The higher your credit score is before you do a short sale, the more it may fall. Consumers applying for a short sale may already be financially distressed. If you have missed payments on your mortgage or other bills, your credit score may have already dropped. A short sale will cause less damage to a lower score.
The longer a short sale takes, the more potential risk to your credit standing, particularly if you are unable to pay the mortgage. A 120-day late payment is far more damaging than one that is 90 or 60 days late. Finding a way to get through the process efficiently is in your best interest.
Steps Before You Apply for a Short Sale
When you’re ready to apply for a short sale, you’ll need to submit paperwork required by your lender, such as tax returns for the last two years, bank statements and pay stubs for the last month, in addition to documentation of your hardship. Some items, like bank statements, have a shelf life. If too much time passes during the process, you’ll need to provide updated documents.
For a more seamless experience, find an agent who is well-versed in short sales. “Your short sale package needs to be complete and detailed. Your lender will require specific documentation, delivered in a certain way. If your package is not complete or correct, the bank is likely to reject it. Then you go to the bottom of the stack when you resubmit,” says Shapiro-Estrada.
Although during the housing crisis some short sales dragged out for the better part of a year, lenders have developed processes for this type of transaction and can now complete a short sale in a matter of weeks. “If the package you submit to the lender is well-done, the short sale should take six to eight weeks start to finish,” says Shapiro-Estrada. There is no set schedule for a short sale, however, and the time to complete one will vary depending on the lender and the situation.
Avoiding Short Sale
No homeowner wants to do a short sale. It’s damaging to your credit and takes you out of homebuying for several years. Follow these strategies for avoiding one.
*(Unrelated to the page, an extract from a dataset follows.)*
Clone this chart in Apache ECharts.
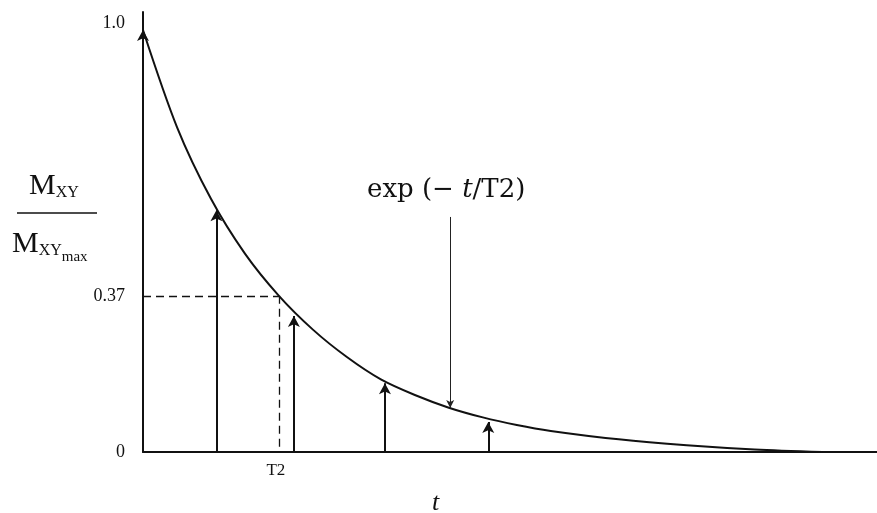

— Check in with your agent periodically to assess the current market value of your home. If you spot a declining trend that could soon put you underwater, it might be a good idea to sell your home before it’s worth less than your mortgage.
— Don’t borrow against your home up to its full value. Avoid taking out home equity loans or lines of credit that max out your debt against the home.
— Explore alternative payment solutions with your lender, including loan modification or refinancing.
— “Look for other ways to obtain the cash you need to remedy the debt,” says Mendenhall. When you apply for a short sale, the lender may examine your finances overall. If you have substantial liquid assets, the lender may deny your application.
— Consider whether it’s possible to continue making payments until the value of your home rises and you can sell it for an amount that will satisfy your outstanding loan. “It’s a bad idea to do a short sale when the market is going up,” says Shapiro-Estrada. “If you can pull off payments for a year or diligently pursue a loan modification, postpone selling until the value comes back up.”